In perhaps one of the most unexpectedly emotional moments of the night, Randy Moss took the stage with some of Brady's best pass-catchers from over the years. As he began to speak of Brady -- with Wes Welker, Rob Gronkowski and Julian Edelman sitting nearby -- the Gillette Stadium crowd erupted with a lengthy standing ovation.

Moss was moved to tears, eventually gathering himself to talk about what he recalled saying soon after arriving in Foxboro.

"Put my locker beside Tom Brady's," Moss said, "and the rest will take care of itself."

Belichick's warm welcome

Troy Brown and Deion Branch took the microphone near the end of the night to say, "Please welcome the greatest head coach of all time: Bill Belichick!"

The Gillette Stadium crowd proceeded to give Belichick a standing ovation for about two minutes. Then after a brief pause as Belichick began to speak, the crowd got a second wind and showered him with cheers for another 30 seconds or so.

"Thanks so much," Belichick said. "That's such a warm, warm welcome. I can't tell you how much it means to me to come back here and see the great Patriot fans. Thank you."

Belichick's speech was loaded with highlights, including a long-winded praising of Brady's ability to limit bad plays. When he heard some light applause -- probably tougher to get the crowd really fired up about mistake-free football than it is memorable highlights -- Belichick perked up: "Yeah! Hell yeah!"

But Belichick's reception after losing his job -- and after what has been widely viewed as a negatively-slanted portrayal in the recently-released "The Dynasty" docuseries -- was one of the most powerful moments of the night.


Some of the biggest cheers of the night came as a result of a pair of Robert Kraft announcements.

“I promise tonight, it will never be worn again," Kraft said. "The number 12 is officially retired.”

Kraft also told the crowd that there will be a 12-foot tall statue of Brady coming to the plaza at Patriot Place during the 2024 season.

At that moment, Brady appeared to tear up as the crowd in attendance chanted his name.

When it was time for Brady to speak, he wanted to make it clear -- despite his image and No. 12 being splashed all over the stadium -- that the night was about the group of people who helped him have the success for which he was being celebrated: family, friends, ownership, teammates, coaches, front-office members, support staff.

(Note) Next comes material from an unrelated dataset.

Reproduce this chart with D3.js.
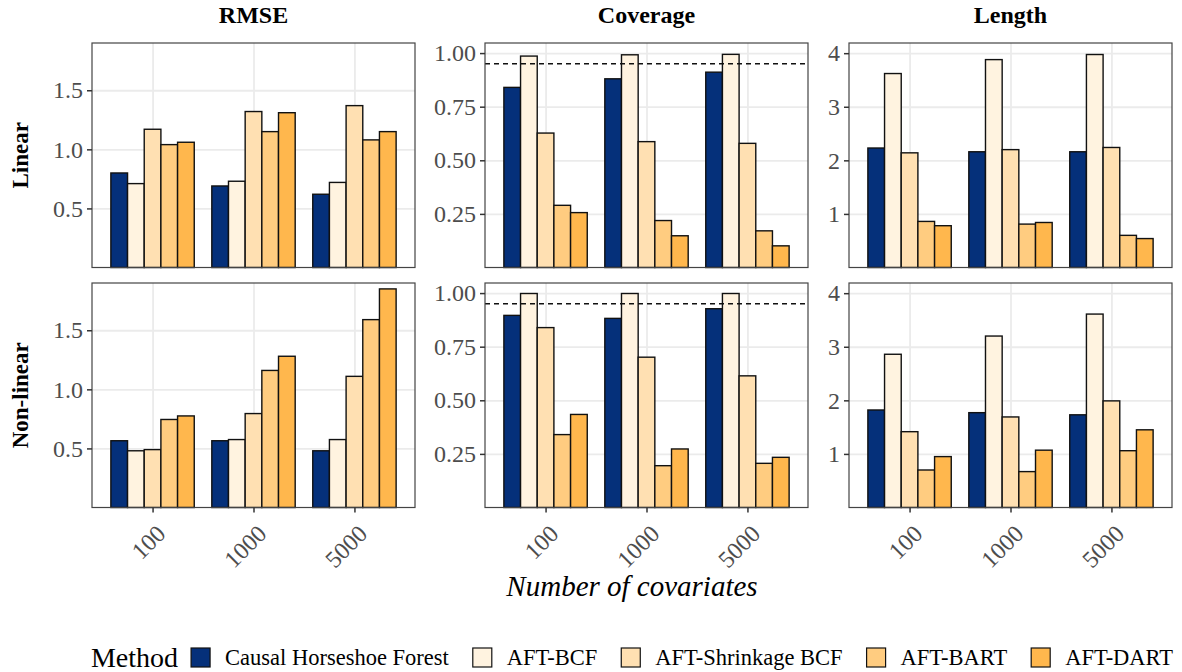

He also went out of his way to thank the game of football itself, and to make mention of why he hopes it's a game that young people will continue to value.

"I encourage everyone to play football for the simple reason that it is hard," Brady said. "It's hard when you're young to wake up in the offseason at 6 a.m. to go train and workout, knowing that all your friends are sleeping in and eating pancakes. It's hard when you're on your way to practice, weighed down with all your gear and it's 90 degrees out, and all the other kids are at the pool or at the beach, and your body is already completely exhausted from workouts and two-a-days.

"It's hard to throw, catch, block and tackle and hit kids when they're way bigger and way more developed than you -- only to go home bruised and battered and strained, but knowing that you have to show up again the next day for just the chance to try again.

"But understand this: life is hard. No matter who you are, there are bumps and hits and bruises along the way. My advice is to prepare yourself. Football lessons teach us that success and achievement come from overcoming adversity, and that team accomplishment far exceeds anyone's individual goals."